Everything from the first line of the data below through the line that contains "import numpy as np" should be written out exactly, please, and nothing more; the pictures stay out.

◆ **SOURCE MATERIAL**:
BEGIN
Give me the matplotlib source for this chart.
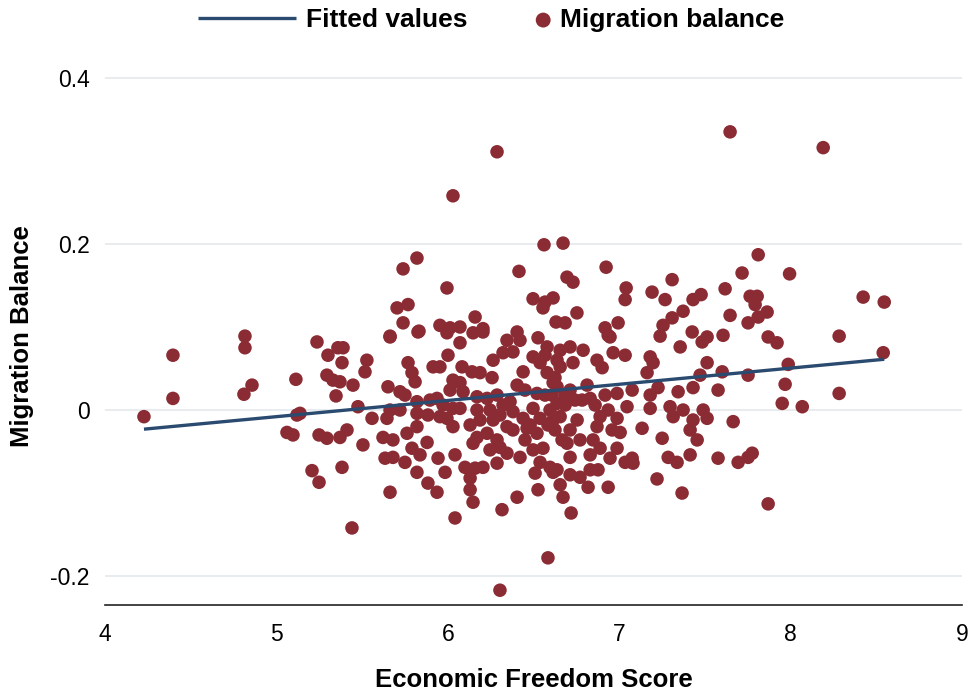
import matplotlib
matplotlib.use("Agg")
import matplotlib.pyplot as plt
import numpy as np

# Economic freedom score vs migration balance
freedom = [
    4.228, 4.397, 4.397, 4.817, 4.817, 4.858, 4.811, 5.114, 5.120, 5.138,
    5.062, 5.097, 5.237, 5.301, 5.359, 5.389, 5.383, 5.295, 5.330, 5.371,
    5.348, 5.249, 5.295, 5.371, 5.412, 5.208, 5.249, 5.383, 5.441,
    # 5.4 - 6.6
    5.663, 5.826, 5.995, 6.147, 6.205, 6.071, 6.345, 6.421, 6.526, 6.579,
    5.528, 5.517, 5.447, 5.768, 5.791, 5.809, 5.914, 5.954, 6.001, 6.083,
    6.141, 6.188, 6.258, 6.264, 6.322, 6.380, 6.439, 6.497, 6.538, 6.579,
    6.614, 6.030, 6.071, 5.651, 5.721, 6.013, 6.089, 6.170, 6.229, 6.287,
    6.363, 6.450, 6.520, 5.476, 5.663, 5.721, 5.820, 5.937, 5.972, 6.030,
    6.071, 6.170, 6.246, 6.322, 6.380, 6.439, 6.497, 6.538, 6.596, 5.558,
    5.645, 5.820, 5.884, 5.954, 5.995, 6.030, 6.188, 6.264, 6.345, 6.380,
    6.462, 6.520, 5.622, 5.680, 5.762, 5.820, 5.879, 6.170, 6.229, 6.287,
    5.505, 5.791, 6.147, 6.246, 6.304, 6.345, 6.421, 6.497, 6.555, 6.538,
    5.634, 5.680, 5.750, 5.943, 6.100, 6.159, 6.205, 6.287, 5.820, 5.984,
    6.130, 6.509, 6.614, 5.884, 5.937, 6.130, 5.663, 6.147, 6.526, 6.404,
    6.316, 6.042, 6.584, 6.304,
    # denser centre
    6.404, 6.567, 6.480, 6.625, 6.304, 6.130, 5.896, 5.750, 5.838, 6.042,
    6.450, 6.584, 6.684, 6.771, 6.859, 6.655, 6.567, 6.637, 6.608, 6.666,
    6.742, 6.614,
    # upper part
    6.287, 6.030, 5.820, 5.739, 6.415, 5.995, 5.704, 5.768, 5.739, 5.832,
    5.663, 5.954, 6.013, 6.071, 6.159, 6.205, 6.404, 6.497, 6.567, 6.614,
    6.555, 6.631, 6.561,
    7.646, 6.672, 6.923, 6.695, 6.730, 7.308, 7.040, 7.034, 7.191, 7.267,
    7.617, 7.430, 7.477, 7.372, 7.308, 7.255, 7.646, 6.684, 6.753, 6.917,
    6.993, 6.946, 7.238, 7.425, 7.512, 7.605, 7.751,
    # 6.6 - 7.8
    7.483, 7.355, 7.180, 7.197, 7.162, 7.034, 6.964, 6.870, 6.900, 6.789,
    6.713, 6.935, 6.655, 6.730, 7.512, 7.600, 7.471, 7.751, 7.576, 7.430,
    7.343, 7.226, 7.180, 7.180, 7.075, 6.987, 6.917, 6.812, 6.783, 6.830,
    6.713, 6.637, 7.045, 7.296, 7.372, 7.314, 7.489, 7.512, 7.430, 7.664,
    7.413, 7.454, 7.250, 7.133, 6.987, 6.935, 6.888, 6.870, 6.958, 7.005,
    6.847, 6.888, 6.987, 6.830, 6.946, 7.034, 7.075, 7.080, 7.285, 7.337,
    7.413, 7.576, 7.693, 7.751, 6.713, 6.695, 6.713, 6.655, 6.754, 6.637,
    6.596, 6.637, 6.713, 6.771, 6.830, 6.876, 6.655, 6.818, 6.935, 7.220,
    6.672, 7.366, 6.719, 6.625, 6.684,
    # right tail
    8.189, 7.810, 7.716, 7.993, 7.763, 7.804, 8.422, 8.545, 7.792, 7.810,
    7.862, 7.868, 7.920, 8.282, 8.539, 7.985, 7.967, 8.282, 7.950, 8.067,
    7.775, 7.868,
]

migration = [
    -0.008, 0.066, 0.014, 0.089, 0.075, 0.030, 0.019, 0.037, -0.006, -0.004,
    -0.027, -0.030, 0.082, 0.066, 0.075, 0.075, 0.057, 0.042, 0.036, 0.034,
    0.017, -0.030, -0.034, -0.033, -0.024, -0.073, -0.087, -0.069, -0.142,
    # 5.4 - 6.6
    0.088, 0.094, 0.093, 0.093, 0.094, 0.081, 0.084, 0.084, 0.087, 0.076,
    0.060, 0.046, 0.030, 0.057, 0.045, 0.034, 0.052, 0.052, 0.066, 0.052,
    0.046, 0.045, 0.039, 0.060, 0.069, 0.070, 0.046, 0.064, 0.057, 0.045,
    0.033, 0.036, 0.033, 0.028, 0.022, 0.024, 0.022, 0.016, 0.014, 0.018,
    0.010, 0.024, 0.020, 0.004, 0.000, 0.000, 0.010, 0.014, 0.006, 0.002,
    0.002, 0.000, 0.000, 0.006, -0.002, -0.010, 0.002, -0.010, 0.000, -0.010,
    -0.010, -0.004, -0.006, -0.008, -0.010, -0.020, -0.012, -0.012, -0.020, -0.024,
    -0.022, -0.028, -0.033, -0.036, -0.028, -0.020, -0.039, -0.033, -0.028, -0.036,
    -0.042, -0.046, -0.040, -0.048, -0.045, -0.052, -0.057, -0.048, -0.046, -0.063,
    -0.058, -0.057, -0.063, -0.058, -0.069, -0.070, -0.069, -0.064, -0.075, -0.075,
    -0.082, -0.076, -0.075, -0.088, -0.099, -0.096, -0.099, -0.111, -0.096, -0.105,
    -0.120, -0.130, -0.178, -0.217,
    # denser centre
    0.030, 0.018, -0.018, -0.024, -0.006, -0.018, 0.012, 0.018, -0.054, -0.054,
    -0.036, -0.018, 0.006, -0.036, 0.006, 0.072, 0.066, 0.060, 0.018, -0.036,
    0.012, -0.012,
    # upper part
    0.311, 0.258, 0.183, 0.170, 0.167, 0.147, 0.123, 0.127, 0.105, 0.095,
    0.089, 0.102, 0.099, 0.100, 0.112, 0.098, 0.094, 0.134, 0.130, 0.135,
    0.123, 0.106, 0.199,
    0.335, 0.201, 0.172, 0.160, 0.154, 0.157, 0.147, 0.133, 0.142, 0.133,
    0.146, 0.133, 0.139, 0.119, 0.111, 0.102, 0.114, 0.105, 0.117, 0.099,
    0.105, 0.088, 0.089, 0.094, 0.088, 0.090, 0.105,
    # 6.6 - 7.8
    0.082, 0.076, 0.064, 0.057, 0.045, 0.066, 0.069, 0.060, 0.051, 0.072,
    0.076, 0.090, 0.052, 0.057, 0.057, 0.046, 0.042, 0.042, 0.024, 0.027,
    0.022, 0.027, 0.018, 0.002, 0.024, 0.020, 0.018, 0.030, 0.012, 0.014,
    0.024, 0.028, 0.004, 0.004, 0.000, -0.008, 0.000, -0.010, -0.012, -0.014,
    -0.024, -0.036, -0.034, -0.022, -0.010, 0.000, -0.008, -0.020, -0.024, -0.027,
    -0.036, -0.046, -0.046, -0.054, -0.058, -0.063, -0.058, -0.064, -0.057, -0.063,
    -0.054, -0.058, -0.063, -0.057, -0.057, -0.040, -0.024, -0.008, -0.012, 0.008,
    -0.069, -0.072, -0.078, -0.081, -0.072, -0.072, -0.090, -0.093, -0.093, -0.083,
    -0.105, -0.100, -0.124, 0.039, 0.018,
    # right tail
    0.316, 0.187, 0.165, 0.164, 0.137, 0.137, 0.136, 0.130, 0.127, 0.112,
    0.118, 0.088, 0.081, 0.089, 0.069, 0.055, 0.031, 0.020, 0.008, 0.004,
    -0.052, -0.113,
]

# fitted regression line
fit_slope = 0.0195
fit_intercept = -0.1055

y_ticks = [-0.2, 0, 0.2, 0.4]
y_tick_labels = ['-0.2', '0', '0.2', '0.4']
x_ticks = [4, 5, 6, 7, 8, 9]

plt.rcParams['font.family'] = ['Liberation Sans', 'DejaVu Sans']

fig = plt.figure(figsize=(9.71, 6.98), dpi=100)
ax = fig.add_axes([0.108, 0.133, 0.883, 0.803])

x = np.array(freedom)
y = np.array(migration)

# linha de ajuste
xs = np.array([x.min(), x.max()])
line, = ax.plot(xs, fit_intercept + fit_slope * xs, color='#2a4a70', lw=2.4,
                solid_capstyle='butt', zorder=3)

# pontos
pts = ax.scatter(x, y, s=95, color='#8b2b33', edgecolors='none', zorder=2)

ax.set_xlim(4, 9)
ax.set_ylim(-0.235, 0.44)
ax.set_xticks(x_ticks)
ax.set_yticks(y_ticks)
ax.set_yticklabels(y_tick_labels)
ax.tick_params(length=0, labelsize=16.5)
ax.tick_params(axis='x', pad=13)
ax.tick_params(axis='y', pad=11)

ax.grid(axis='y', color='#e6eaed', lw=1.3)
ax.set_axisbelow(True)
for s in ['top', 'right', 'left']:
    ax.spines[s].set_visible(False)
ax.spines['bottom'].set_color('#222222')
ax.spines['bottom'].set_linewidth(1.2)

ax.set_xlabel('Economic Freedom Score', fontsize=18.5, fontweight='bold', labelpad=16)
ax.set_ylabel('Migration Balance', fontsize=18.5, fontweight='bold', va='center')
ax.yaxis.set_label_coords(-0.097, 0.48)

# legenda em cima: duas partes
leg_font = {'size': 19, 'weight': 'bold'}
fig.legend([line], ['Fitted values'], loc='center left',
           bbox_to_anchor=(198 / 971, 1 - 20 / 698), frameon=False,
           prop=leg_font, handlelength=3.7, handletextpad=0.4,
           borderpad=0, borderaxespad=0)
fig.legend([pts], ['Migration balance'], loc='center left',
           bbox_to_anchor=(530 / 971, 1 - 20 / 698), frameon=False,
           prop=leg_font, handlelength=1.0, handletextpad=0.15,
           borderpad=0, borderaxespad=0, scatterpoints=1, markerscale=1.1)

fig.savefig('out.png', dpi=100)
END
◆ **FINAL ANSWER**:
Give me the matplotlib source for this chart.
import matplotlib
matplotlib.use("Agg")
import matplotlib.pyplot as plt
import numpy as np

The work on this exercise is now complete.